We have to calculate amount of sales (in USD) in the "invoice" table for each employee (employee_id) in the "employee" table. We also also add other information to the next query.

In [26]:
%%sql
SELECT
    e.employee_id,
    e.first_name || ' ' || e.last_name customer_name,
    e.hire_date,
    ROUND(SUM(i.total),2) amount_sales_usd,
    ROUND(CAST(SUM(i.total) AS FLOAT) / CAST((SELECT SUM(total) FROM invoice) AS FLOAT), 2) amount_sales_usd_percent
FROM invoice i
INNER JOIN customer c ON c.customer_id = i.customer_id
INNER JOIN employee e ON e.employee_id = c.support_rep_id
GROUP BY employee_id
ORDER BY amount_sales_usd DESC;

 * sqlite:///chinook.db
Done.


employee_id,customer_name,hire_date,amount_sales_usd,amount_sales_usd_percent
3,Jane Peacock,2017-04-01 00:00:00,1731.51,0.37
4,Margaret Park,2017-05-03 00:00:00,1584.0,0.34
5,Steve Johnson,2017-10-17 00:00:00,1393.92,0.3


Jane Peacock was the sales agent whose customers spent more at the store.
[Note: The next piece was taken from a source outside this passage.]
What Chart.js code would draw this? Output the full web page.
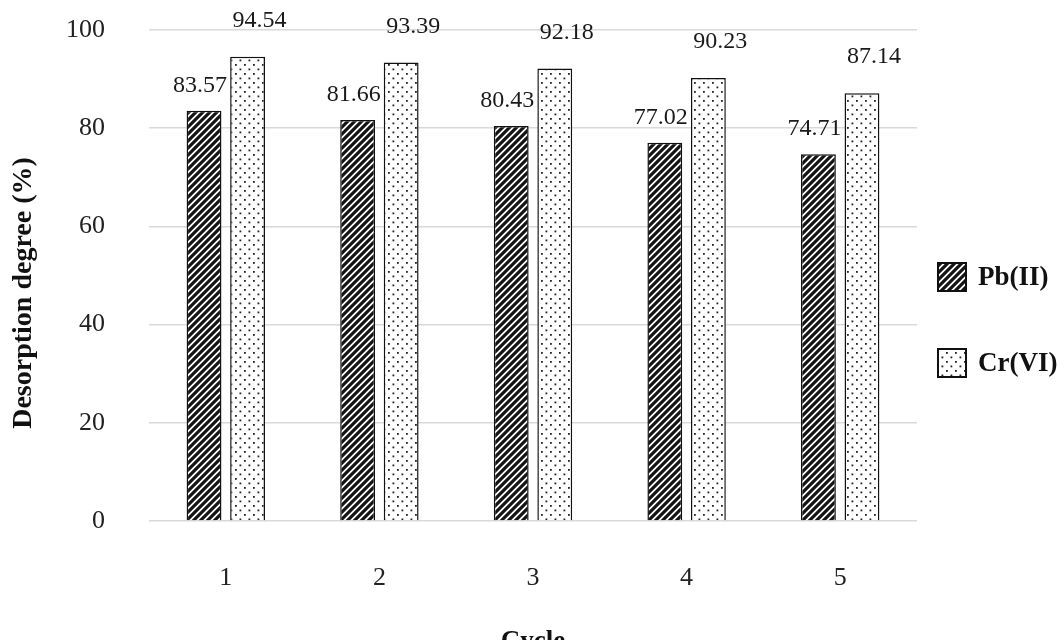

However, she was the agent who started the company earlier.

---
Question 3. Which country has a higher average purchase on the site? We assume the country to be the one described in the "customer" table. Countries with only one customer should be grouped by "Others" in the "country" column and will not be considered in the analysis. 

---

To place "Others" as a country always at the botton of the table, we will assign an index 0 for countries with more than one customer and 1 for "Others".

In [134]:
%%sql
DROP VIEW IF EXISTS country_more_1_customer;

CREATE VIEW country_more_1_customer AS
    SELECT
        c.country,
        COUNT(DISTINCT(i.customer_id)) customers,
        ROUND(SUM(i.total),2) total,
        ROUND(AVG(i.total),2) average_order,
        0 country_index
    FROM invoice i
    INNER JOIN customer c ON c.customer_id = i.customer_id
    GROUP BY country
    HAVING customers > 1;

SELECT * 
FROM country_more_1_customer
ORDER BY total DESC;

 * sqlite:///chinook.db
Done.
Done.
Done.


country,customers,total,average_order,country_index
USA,13,1040.49,7.94,0
Canada,8,535.59,7.05,0
Brazil,5,427.68,7.01,0
France,5,389.07,7.78,0
Germany,4,334.62,8.16,0
Czech Republic,2,273.24,9.11,0
United Kingdom,3,245.52,8.77,0
Portugal,2,185.13,6.38,0
India,2,183.15,8.72,0


Countries with only one customer will be grouped as "Others".

In [135]:
%%sql
DROP VIEW IF EXISTS country_with_1_customer_aux;
DROP VIEW IF EXISTS country_with_1_customer;

CREATE VIEW country_with_1_customer_aux AS
    SELECT
        c.country,
        COUNT(DISTINCT(i.customer_id)) customers,
        ROUND(SUM(i.total),2) total,
        ROUND(AVG(i.total),2) average_order,
        1 country_index
    FROM invoice i
    INNER JOIN customer c ON c.customer_id = i.customer_id
    GROUP BY country
    HAVING customers == 1;

CREATE VIEW country_with_1_customer AS
    SELECT 
        "Others" country,
        COUNT(customers) customers,
        SUM(total) total,
        ROUND(AVG(average_order),2) average_order,
        1 country_index
    FROM country_with_1_customer_aux
    GROUP BY country_index;

SELECT * FROM country_with_1_customer;

 * sqlite:///chinook.db
Done.
Done.
Done.
Done.
Done.


country,customers,total,average_order,country_index
Others,15,1094.94,7.44,1


In [142]:
%%sql
SELECT 
    country,
    customers,
    total,
    average_order,
    country_index
FROM country_more_1_customer

UNION

SELECT 
    country,
    customers,
    total,
    average_order,
    country_index
FROM country_with_1_customer
ORDER BY country_index, average_order DESC;

 * sqlite:///chinook.db
Done.


country,customers,total,average_order,country_index
Czech Republic,2,273.24,9.11,0
United Kingdom,3,245.52,8.77,0
India,2,183.15,8.72,0
Germany,4,334.62,8.16,0
USA,13,1040.49,7.94,0
France,5,389.07,7.78,0
Canada,8,535.59,7.05,0
Brazil,5,427.68,7.01,0
Portugal,2,185.13,6.38,0
Others,15,1094.94,7.44,1


The Czech Republic has the highest average of orders at chinook store followed by United Kingdom and India.